A similiar idea yields that the Fourier transformation $\mathcal F \colon \mathcal S(\mathbb R) \to \mathcal S(\mathbb R)$ is also a linear homeomorphism on the Schwartz space $\mathcal S(\mathbb R)$ equipped with the usual Fréchet space topology. And this is the base for defining the Fourier transformation on the space of tempered distributions $$S(\mathbb R)' := \{u \colon S(\mathbb R) \to \mathbb C : u \text{ is linear and continuous}\}$$
by defining the Fourier transform $\mathcal F u \in S(\mathbb R)'$ of a tempered distribution $u \in S(\mathbb R)'$ via the action
$$\langle \mathcal F u, \varphi \rangle := \langle u, \mathcal F \varphi \rangle \qquad (\varphi \in \mathcal S(\mathbb R)).$$
Analogously, one defines the inverse Fourier transform $\mathcal F u \in S(\mathbb R)'$ of $u \in S(\mathbb R)'$ via
$$\langle \mathcal F^{-1} u, \varphi \rangle := \langle u, \mathcal F^{-1} \varphi \rangle \qquad (\varphi \in \mathcal S(\mathbb R)).$$
Hence, you can also Fourier transform tempered distributions back and forth without having to worry about it which is a very important technique in the PDE's.

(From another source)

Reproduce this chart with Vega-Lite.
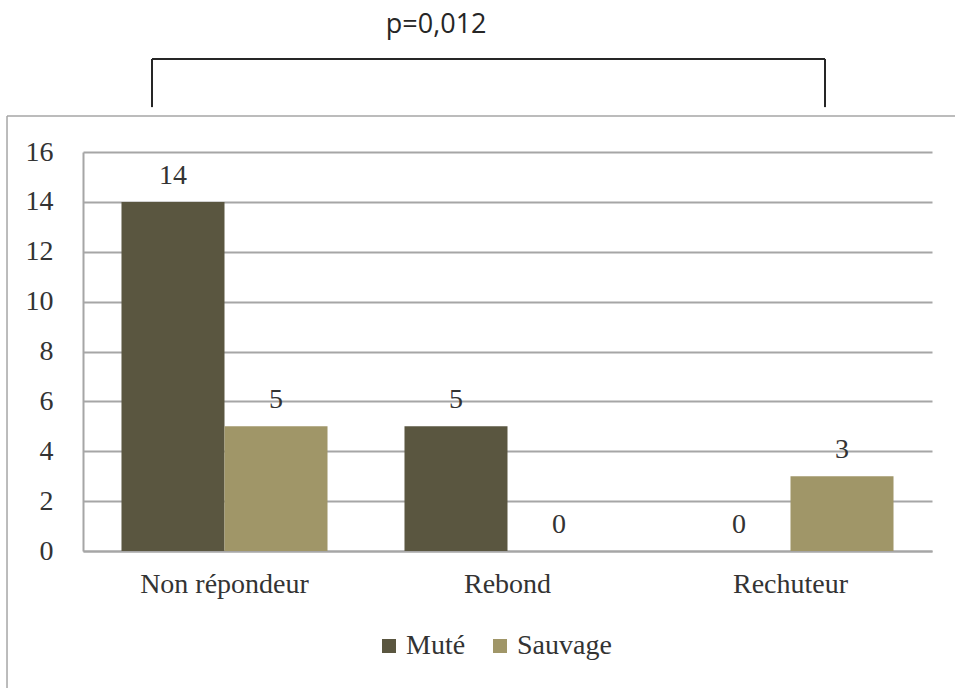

Finally, the $L^1$- and $L^2$-theory (above for the case $G = \mathbb R$) generalizes to Fourier transformations on arbitrary locally compact abelian groups $G$ in abstract harmonic analysis. For the distribution theory on the other hand, you need some kind of additional differentiable structure on your group. So naturally one generalizes this part of the theory to Lie-Groups. The Heisenberg group $\mathcal H$ plays, as far as I know, a prominent role when it comes to this topic.